Q: Nexus 1000V does not use virtual network tag (VNtag) technology as Fabric Extender (FEX) does, correct?
A: That is correct. Nexus 1000V does not use VNtag like Unified Computing System (UCS) does.
Q: It is my understanding that Nexus 1000V is unable to work standalone and it requires the VSM and the VSM requires vCenter or the System Center Virtual Machine Manager (SCVMM). Is this correct or are any of these components optional?
A: That is correct. Nexus 1000V works with the infrastructure provided by these hypervisors.
Q: Is vCenter Update Manager (VUM) supported on the vCentre WEB GUI yet?
A: It should be supported in Release 5.1 and later.
Q: It does not seem to be supported yet on Release 5.1 Update 1.
Q: Since the VSMs are Layer 3, is NetFlow export supported?
A: Yes. It is supported.
Q: Do you run into issues if vCenter is down when you try to bring everything up if the management interface is on the VEM?
A: No, you do not. If you complete the configuration correctly, the VEM module has a programming in itself and it will initialize that and bring up the interfaces which allows them to talk even if the VSM or vCenter is down.
Q: How does Nexus 1000V differ from Nexus 7000?
A: The Nexus 7000 is a hardware-based switch. The Nexus 1000V is a virtual (software-based) switch. Nexus 1000V works only with ESXi or Hyper-V hypervisors.
Q: Are there any control plane concerns when the tech-support file is generated during operational hours?
A: There should not be any such concern. The VSM usually runs well and is a pretty efficient code.
Q: Are any other sessions planned to cover Hyper-V in more detail - such as a demonstration of an installation, configuration, and so on?
A: We can do that. It is not currently planned, but it would be great to do it.
Q: Use case of Nexus 1000V over VMware DVS ?
A: Nexus 1000V is about the same as Distributed Virtual Switch (DVS) feature-wise. Where Nexus 1000V adds value is that it is multi-hypervisor, multi-cloud supported and there is a lot to add on services with the use of vPath. Today you can VSG and Adaptive Security Appliance (ASA) 1000V with the Nexus 1000V for tenant security and full firewall functionality respectively. There is also a Cloud Services Router (CSR) which gives functionality of Layer 3 in the hypervisor environment. Work is in progress with Citrix and Imperva and also there will be a VXLAN gateway as well as Nexus 1000V inter-cloud product that allows you to take a (VM) from the private cloud and migrate them to third party web services environment.
Q: Do Nexus 1010 and 1110 use ESXi or Hyper-V?

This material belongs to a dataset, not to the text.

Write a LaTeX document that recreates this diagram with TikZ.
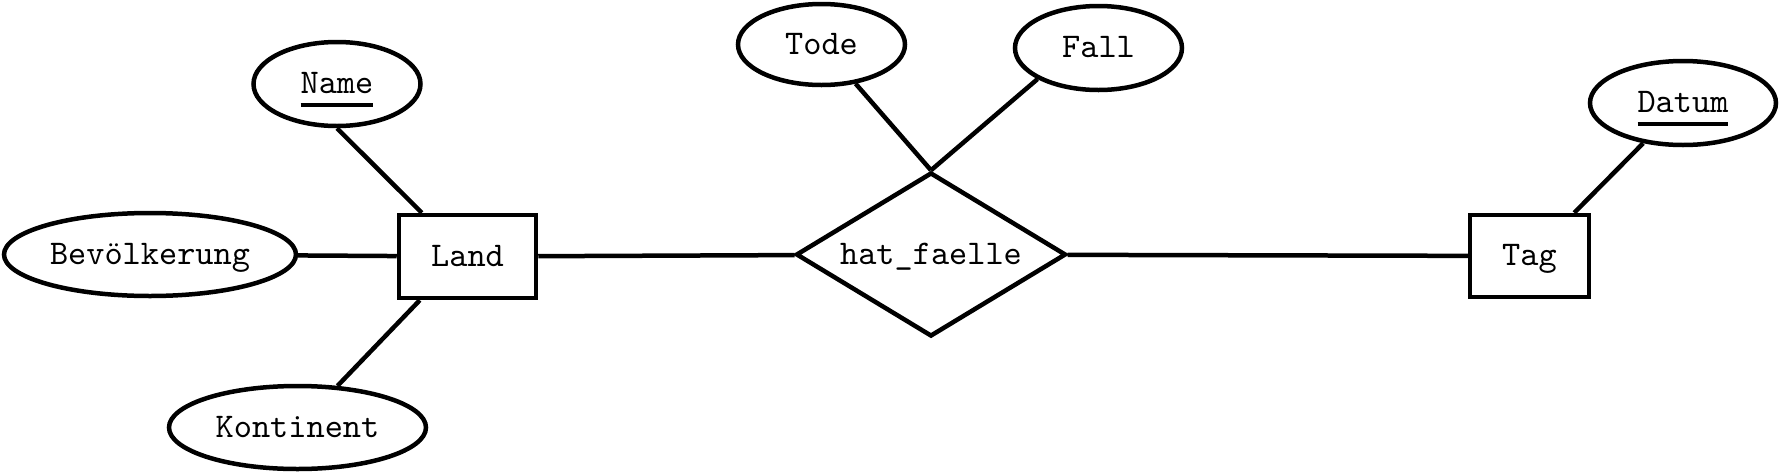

A: You can put a VSM VM on top of an ESXi or Hyper-V host. The Nexus 1010 and 1110 run NX-OS and the VSM runs on top of it as a VM.
Q: What is the marketability of Nexus 1110 and can it interoperate in a multivendor environment?
A: Nexus 1110 is a Cisco appliance that runs NX-OS code and is aimed at network administrators who own the virtualization platform. They get the platform they are comfortable with (NX-OS) and also the ability to load Virtual Security Gateway (VSG) and ASA 1000V. It can also load Citrix Netscalar and Imperva WAS. The idea is to have the network administrator own the platform and remove the dependence on ESX or Hyper-V. Interoperability-wise there is not much to it except that it is a virtualization platform; you can only put appliances that Cisco has already certified. It will be made broader with the addition of a lot more features and functionalities.
Q: Could you elaborate further on specific functions of the three VLANs between VSM and VEM (Management, Control, and Packet)?
A: These are three different interfaces and do not need to be on different VLANs. Initially it was a good idea to keep these on separate VLANs, but as customers started deploying the product they were more comfortable with using same VLAN and it is fine to do so. The Control interface is used for control traffic which is mostly heartbeat between VSMs. If you use Layer 2 control mode, it is also used to send heartbeats to the VEM. The Management interface is used to connect to the VSM via the CLI or SNMP or any other management application. If you use Layer 3 control mode, the Management interface becomes the default control interface to send heartbeats between the VSM and VEM. The Packet interface is only used in Layer 2 mode and is used to pass Internet Group Management Protocol (IGMP) and Cisco Discovery Protocol (CDP) information from the VEM to the VSM. In Layer 3 mode, everything that goes over the Packet interface is encapsulated and goes over either the Control or Management interface. Even if in some mode all these interfaces are not used, it is required that they are present for the VSM VM to initialize correctly.
Q: Does VEM to VEM traffic have to pass through an external switch?
A: The VEMs do not talk to each other directly. If a VEM sees traffic that is not destined to any VM it is connected to, it forwards the traffic to an upstream switch and lets the upstream switch deal with it.
Q: Can you integrate (deploy) both CSR 1000V and Nexus 1000V on the same ESXi?
A: Yes. Actually today the CSR does not have any requirement for Nexus 1000V and you can use it without Nexus 1000V at all.
Q: Is it in the plan to add Layer 3 functionality in Nexus 1000V?
A: We do support Layer 3 functionality between the VSM and VEM, but not between VSMs.